Data excerpt
# # # #

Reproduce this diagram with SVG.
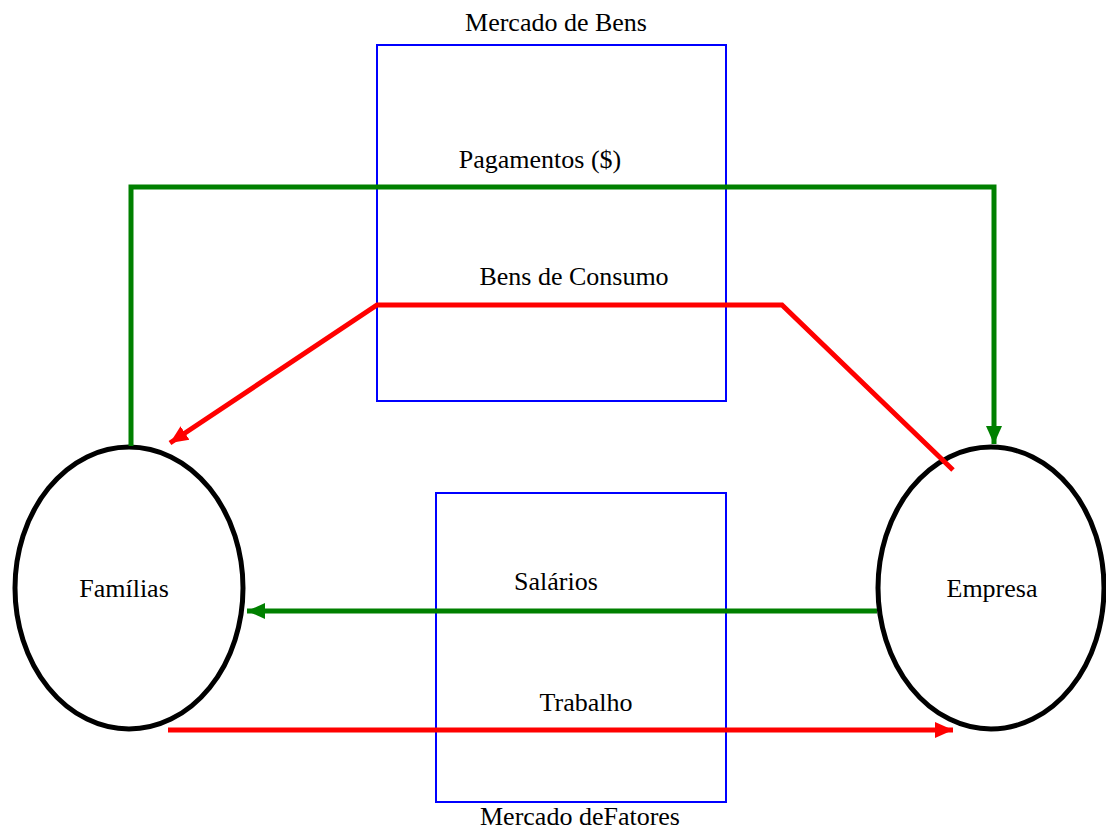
<svg xmlns="http://www.w3.org/2000/svg" width="1106" height="830" viewBox="0 0 1106 830">
  <style>
    .lbl { font-size: 26px; fill: #000; text-anchor: middle; }
    .market { fill: none; stroke: #0000ff; stroke-width: 2; }
    .agent { fill: #fff; stroke: #000; stroke-width: 5; }
    .green { fill: none; stroke: #008000; stroke-width: 5; }
    .red { fill: none; stroke: #ff0000; stroke-width: 5; }
  </style>
  <defs>
    <marker id="arrowGreen" markerUnits="userSpaceOnUse" markerWidth="20" markerHeight="20" viewBox="0 0 20 20" refX="18" refY="10" orient="auto">
      <path d="M0,2 L18,10 L0,18 Z" fill="#008000"/>
    </marker>
    <marker id="arrowRed" markerUnits="userSpaceOnUse" markerWidth="20" markerHeight="20" viewBox="0 0 20 20" refX="18" refY="10" orient="auto">
      <path d="M0,2 L18,10 L0,18 Z" fill="#ff0000"/>
    </marker>
  </defs>

  <rect width="1106" height="830" fill="#fff"/>

  <g font-family="'Liberation Serif', 'Times New Roman', 'DejaVu Serif', serif">
    <!-- markets -->
    <g id="mercado-bens">
      <rect class="market" x="377" y="45" width="349" height="356"/>
      <text class="lbl" x="556" y="31">Mercado de Bens</text>
    </g>
    <g id="mercado-fatores">
      <rect class="market" x="436" y="493" width="290" height="309"/>
      <text class="lbl" x="580" y="825">Mercado deFatores</text>
    </g>

    <!-- agents -->
    <g id="familias">
      <ellipse class="agent" cx="129" cy="588" rx="114" ry="141"/>
      <text class="lbl" x="124" y="597">Famílias</text>
    </g>
    <g id="empresa">
      <ellipse class="agent" cx="991" cy="588" rx="113" ry="141"/>
      <text class="lbl" x="992" y="597">Empresa</text>
    </g>

    <!-- flows -->
    <g id="connectors">
      <path class="green" d="M131,446 L131,187 L994,187 L994,444" marker-end="url(#arrowGreen)"/>
      <path class="red" d="M953,470 L782,305 L377,305 L170,443" marker-end="url(#arrowRed)"/>
      <path class="green" d="M877,611 L247,611" marker-end="url(#arrowGreen)"/>
      <path class="red" d="M168,730 L953,730" marker-end="url(#arrowRed)"/>
    </g>

    <!-- flow labels -->
    <g id="labels">
      <text class="lbl" x="540" y="168">Pagamentos ($)</text>
      <text class="lbl" x="574" y="285">Bens de Consumo</text>
      <text class="lbl" x="556" y="590">Salários</text>
      <text class="lbl" x="586" y="711">Trabalho</text>
    </g>
  </g>
</svg>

# # # #

Written exercise
Repeat all the data as it stands, dropping any images it holds.

Solution to this problem
Reproduce this diagram with SVG.
<svg xmlns="http://www.w3.org/2000/svg" width="1106" height="830" viewBox="0 0 1106 830">
  <style>
    .lbl { font-size: 26px; fill: #000; text-anchor: middle; }
    .market { fill: none; stroke: #0000ff; stroke-width: 2; }
    .agent { fill: #fff; stroke: #000; stroke-width: 5; }
    .green { fill: none; stroke: #008000; stroke-width: 5; }
    .red { fill: none; stroke: #ff0000; stroke-width: 5; }
  </style>
  <defs>
    <marker id="arrowGreen" markerUnits="userSpaceOnUse" markerWidth="20" markerHeight="20" viewBox="0 0 20 20" refX="18" refY="10" orient="auto">
      <path d="M0,2 L18,10 L0,18 Z" fill="#008000"/>
    </marker>
    <marker id="arrowRed" markerUnits="userSpaceOnUse" markerWidth="20" markerHeight="20" viewBox="0 0 20 20" refX="18" refY="10" orient="auto">
      <path d="M0,2 L18,10 L0,18 Z" fill="#ff0000"/>
    </marker>
  </defs>

  <rect width="1106" height="830" fill="#fff"/>

  <g font-family="'Liberation Serif', 'Times New Roman', 'DejaVu Serif', serif">
    <!-- markets -->
    <g id="mercado-bens">
      <rect class="market" x="377" y="45" width="349" height="356"/>
      <text class="lbl" x="556" y="31">Mercado de Bens</text>
    </g>
    <g id="mercado-fatores">
      <rect class="market" x="436" y="493" width="290" height="309"/>
      <text class="lbl" x="580" y="825">Mercado deFatores</text>
    </g>

    <!-- agents -->
    <g id="familias">
      <ellipse class="agent" cx="129" cy="588" rx="114" ry="141"/>
      <text class="lbl" x="124" y="597">Famílias</text>
    </g>
    <g id="empresa">
      <ellipse class="agent" cx="991" cy="588" rx="113" ry="141"/>
      <text class="lbl" x="992" y="597">Empresa</text>
    </g>

    <!-- flows -->
    <g id="connectors">
      <path class="green" d="M131,446 L131,187 L994,187 L994,444" marker-end="url(#arrowGreen)"/>
      <path class="red" d="M953,470 L782,305 L377,305 L170,443" marker-end="url(#arrowRed)"/>
      <path class="green" d="M877,611 L247,611" marker-end="url(#arrowGreen)"/>
      <path class="red" d="M168,730 L953,730" marker-end="url(#arrowRed)"/>
    </g>

    <!-- flow labels -->
    <g id="labels">
      <text class="lbl" x="540" y="168">Pagamentos ($)</text>
      <text class="lbl" x="574" y="285">Bens de Consumo</text>
      <text class="lbl" x="556" y="590">Salários</text>
      <text class="lbl" x="586" y="711">Trabalho</text>
    </g>
  </g>
</svg>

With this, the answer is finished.